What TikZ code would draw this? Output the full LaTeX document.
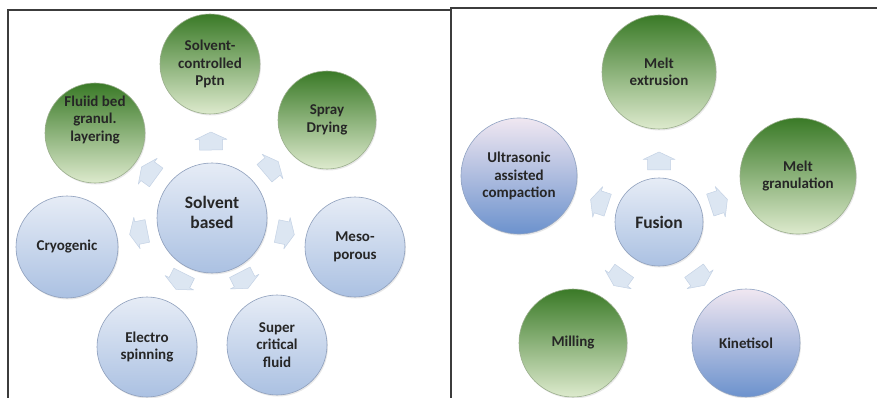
\documentclass[tikz,border=0pt]{standalone}
\usepackage{fontspec}
\setmainfont{Carlito}
\usetikzlibrary{calc,shadows}

\definecolor{textc}{HTML}{262626}
\definecolor{framec}{HTML}{3C3C3C}
% green bubbles
\definecolor{gtop}{HTML}{3A7A27}
\definecolor{gbot}{HTML}{DDEACD}
\definecolor{gline}{HTML}{9AAE8C}
% pale blue bubbles
\definecolor{ptop}{HTML}{E6ECF6}
\definecolor{pbot}{HTML}{ABC1E2}
\definecolor{pline}{HTML}{8E9FBC}
% deeper blue bubbles
\definecolor{dtop}{HTML}{F0E7F1}
\definecolor{dbot}{HTML}{6C92CD}
\definecolor{dline}{HTML}{8FA2C2}
% radial arrows
\definecolor{afill}{HTML}{DCE6F2}
\definecolor{aline}{HTML}{C4D2E5}

\tikzset{
  bubble/.style={circle, inner sep=0pt, align=center, line width=0.6pt,
    font=\bfseries\fontsize{15}{17.5}\selectfont, text=textc,
    drop shadow={opacity=0.18, shadow xshift=1pt, shadow yshift=-1.5pt}},
  greenb/.style={bubble, top color=gtop, bottom color=gbot, draw=gline},
  paleb/.style={bubble, top color=ptop, bottom color=pbot, draw=pline},
  deepb/.style={bubble, top color=dtop, bottom color=dbot, draw=dline},
  hub/.style={paleb, font=\bfseries\fontsize{17.5}{20}\selectfont},
  label text/.style={align=center, inner sep=0pt, text=textc,
    font=\bfseries\fontsize{15}{17.5}\selectfont},
  blockarrow/.style={fill=afill, draw=aline, line width=0.5pt, line join=round},
  frame/.style={draw=framec, line width=2pt}
}

% block arrow from hub #1 towards bubble #2, centred #3 away from the hub
\newcommand\radialarrow[3]{%
  \path ($(#1)!#3!(#2)$) coordinate (arrowpos);
  \path let \p1=($(#2)-(#1)$) in
    \pgfextra{\pgfmathsetmacro\arrowang{atan2(\y1,\x1)}\xdef\arrowang{\arrowang}};
  \draw[blockarrow, shift={(arrowpos)}, rotate=\arrowang]
    (-9,-11.5) -- (1.5,-11.5) -- (1.5,-16) -- (9,0) -- (1.5,16)
    -- (1.5,11.5) -- (-9,11.5) -- cycle;}

\begin{document}
\begin{tikzpicture}[x=1pt,y=-1pt]
\useasboundingbox (0,0) rectangle (877,398);
\fill[white] (0,0) rectangle (877,398);

% panel frames
\draw[frame] (7.5,398) -- (7.5,10) -- (451,10);
\draw[frame] (451,398) -- (451,8) -- (877,8);

% ---- solvent based methods ----
\node[hub, minimum size=110pt] (solvent) at (212,218) {};
\node[label text, font=\bfseries\fontsize{17.5}{20}\selectfont] at ([yshift=6pt]solvent.center) {Solvent\\based};

\node[greenb, minimum size=100pt] (pptn) at (210,64) {Solvent-\\controlled\\Pptn};
\node[greenb, minimum size=100pt] (fluid) at (95,133) {};
\node[label text] at ([yshift=13pt]fluid.center) {Fluiid bed\\granul.\\layering};
\node[greenb, minimum size=98pt] (spray) at (327,120) {Spray\\Drying};
\node[paleb, minimum size=102pt] (cryo) at (67,247) {Cryogenic};
\node[paleb, minimum size=100pt] (meso) at (355,247) {Meso-\\porous};
\node[paleb, minimum size=100pt] (electro) at (147,347) {Electro\\spinning};
\node[paleb, minimum size=100pt] (super) at (277,345) {Super\\critical\\fluid};

\radialarrow{solvent}{pptn}{77pt}
\radialarrow{solvent}{fluid}{78pt}
\radialarrow{solvent}{spray}{78pt}
\radialarrow{solvent}{cryo}{75pt}
\radialarrow{solvent}{meso}{75pt}
\radialarrow{solvent}{electro}{71pt}
\radialarrow{solvent}{super}{70pt}

% ---- fusion methods ----
\node[hub, minimum size=88pt] (fusion) at (659,222) {Fusion};
\node[greenb, minimum size=114pt] (mext) at (659,72) {Melt\\extrusion};
\node[greenb, minimum size=116pt] (mgran) at (798,176) {Melt\\granulation};
\node[deepb, minimum size=116pt] (ultra) at (519,176) {Ultrasonic\\assisted\\compaction};
\node[greenb, minimum size=108pt] (milling) at (573,343) {Milling};
\node[deepb, minimum size=108pt] (kinet) at (746,343) {Kinetisol};

\radialarrow{fusion}{mext}{61pt}
\radialarrow{fusion}{mgran}{63pt}
\radialarrow{fusion}{ultra}{63pt}
\radialarrow{fusion}{milling}{69pt}
\radialarrow{fusion}{kinet}{69pt}
\end{tikzpicture}
\end{document}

⁂

### TO DO
Take the data above and repeat it exactly, leaving each picture out.

### THE OUTPUT
What TikZ code would draw this? Output the full LaTeX document.
\documentclass[tikz,border=0pt]{standalone}
\usepackage{fontspec}
\setmainfont{Carlito}
\usetikzlibrary{calc,shadows}

\definecolor{textc}{HTML}{262626}
\definecolor{framec}{HTML}{3C3C3C}
% green bubbles
\definecolor{gtop}{HTML}{3A7A27}
\definecolor{gbot}{HTML}{DDEACD}
\definecolor{gline}{HTML}{9AAE8C}
% pale blue bubbles
\definecolor{ptop}{HTML}{E6ECF6}
\definecolor{pbot}{HTML}{ABC1E2}
\definecolor{pline}{HTML}{8E9FBC}
% deeper blue bubbles
\definecolor{dtop}{HTML}{F0E7F1}
\definecolor{dbot}{HTML}{6C92CD}
\definecolor{dline}{HTML}{8FA2C2}
% radial arrows
\definecolor{afill}{HTML}{DCE6F2}
\definecolor{aline}{HTML}{C4D2E5}

\tikzset{
  bubble/.style={circle, inner sep=0pt, align=center, line width=0.6pt,
    font=\bfseries\fontsize{15}{17.5}\selectfont, text=textc,
    drop shadow={opacity=0.18, shadow xshift=1pt, shadow yshift=-1.5pt}},
  greenb/.style={bubble, top color=gtop, bottom color=gbot, draw=gline},
  paleb/.style={bubble, top color=ptop, bottom color=pbot, draw=pline},
  deepb/.style={bubble, top color=dtop, bottom color=dbot, draw=dline},
  hub/.style={paleb, font=\bfseries\fontsize{17.5}{20}\selectfont},
  label text/.style={align=center, inner sep=0pt, text=textc,
    font=\bfseries\fontsize{15}{17.5}\selectfont},
  blockarrow/.style={fill=afill, draw=aline, line width=0.5pt, line join=round},
  frame/.style={draw=framec, line width=2pt}
}

% block arrow from hub #1 towards bubble #2, centred #3 away from the hub
\newcommand\radialarrow[3]{%
  \path ($(#1)!#3!(#2)$) coordinate (arrowpos);
  \path let \p1=($(#2)-(#1)$) in
    \pgfextra{\pgfmathsetmacro\arrowang{atan2(\y1,\x1)}\xdef\arrowang{\arrowang}};
  \draw[blockarrow, shift={(arrowpos)}, rotate=\arrowang]
    (-9,-11.5) -- (1.5,-11.5) -- (1.5,-16) -- (9,0) -- (1.5,16)
    -- (1.5,11.5) -- (-9,11.5) -- cycle;}

\begin{document}
\begin{tikzpicture}[x=1pt,y=-1pt]
\useasboundingbox (0,0) rectangle (877,398);
\fill[white] (0,0) rectangle (877,398);

% panel frames
\draw[frame] (7.5,398) -- (7.5,10) -- (451,10);
\draw[frame] (451,398) -- (451,8) -- (877,8);

% ---- solvent based methods ----
\node[hub, minimum size=110pt] (solvent) at (212,218) {};
\node[label text, font=\bfseries\fontsize{17.5}{20}\selectfont] at ([yshift=6pt]solvent.center) {Solvent\\based};

\node[greenb, minimum size=100pt] (pptn) at (210,64) {Solvent-\\controlled\\Pptn};
\node[greenb, minimum size=100pt] (fluid) at (95,133) {};
\node[label text] at ([yshift=13pt]fluid.center) {Fluiid bed\\granul.\\layering};
\node[greenb, minimum size=98pt] (spray) at (327,120) {Spray\\Drying};
\node[paleb, minimum size=102pt] (cryo) at (67,247) {Cryogenic};
\node[paleb, minimum size=100pt] (meso) at (355,247) {Meso-\\porous};
\node[paleb, minimum size=100pt] (electro) at (147,347) {Electro\\spinning};
\node[paleb, minimum size=100pt] (super) at (277,345) {Super\\critical\\fluid};

\radialarrow{solvent}{pptn}{77pt}
\radialarrow{solvent}{fluid}{78pt}
\radialarrow{solvent}{spray}{78pt}
\radialarrow{solvent}{cryo}{75pt}
\radialarrow{solvent}{meso}{75pt}
\radialarrow{solvent}{electro}{71pt}
\radialarrow{solvent}{super}{70pt}

% ---- fusion methods ----
\node[hub, minimum size=88pt] (fusion) at (659,222) {Fusion};
\node[greenb, minimum size=114pt] (mext) at (659,72) {Melt\\extrusion};
\node[greenb, minimum size=116pt] (mgran) at (798,176) {Melt\\granulation};
\node[deepb, minimum size=116pt] (ultra) at (519,176) {Ultrasonic\\assisted\\compaction};
\node[greenb, minimum size=108pt] (milling) at (573,343) {Milling};
\node[deepb, minimum size=108pt] (kinet) at (746,343) {Kinetisol};

\radialarrow{fusion}{mext}{61pt}
\radialarrow{fusion}{mgran}{63pt}
\radialarrow{fusion}{ultra}{63pt}
\radialarrow{fusion}{milling}{69pt}
\radialarrow{fusion}{kinet}{69pt}
\end{tikzpicture}
\end{document}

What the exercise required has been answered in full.